The Bishops’ Charter for the Protection of Children, a current copy of the Child Abuse Prevention Handbook (available through the Crime Prevention Center of the Office of the Attorney General) or some similar general treatise on the subject (e.g., Slayer of the Soul: Child Sexual Abuse and the Catholic Church, by Stephen J. Rossetti, Twenty Third Publications, P.O. Box 180, Mystic, CT 06355, Phone: 860-536-2611 or 1-800-572-0788) should be recommended reading for all staff covered by the laws referenced above, as well as other staff members and volunteers.
A FINAL NOTE #
The Gospel message calls for pastoral concern for both the alleged victim and the alleged perpetrator when investigating and handling allegations of child abuse.
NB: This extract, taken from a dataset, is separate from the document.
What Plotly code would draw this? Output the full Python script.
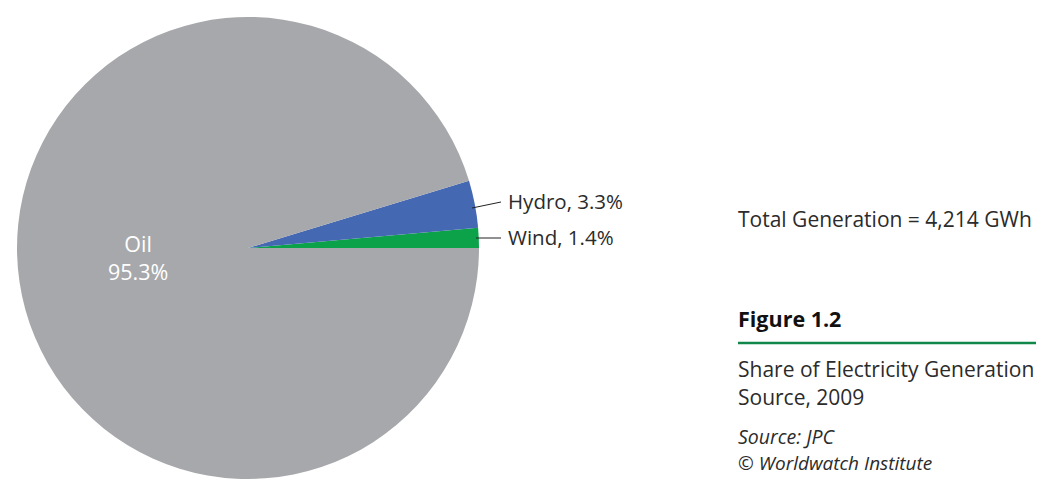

This pastoral concern may dictate the need for the Church to respond to the alleged victim in particular ways (e.g., offering spiritual and/or psychological counseling), but this pastoral concern should not be mistaken as an admission of responsibility or legal liability. These policies and procedures have not been prepared to serve as a precise legal yardstick by which third parties are to measure conduct, but rather as a visible sign of the Archdiocese’s genuine moral commitment to serve as responsible stewards of Christ’s Church. In extraordinary circumstances, the Archbishop may determine that it is necessary to modify the specific procedures set forth herein consistent with the provisions of canon and civil law.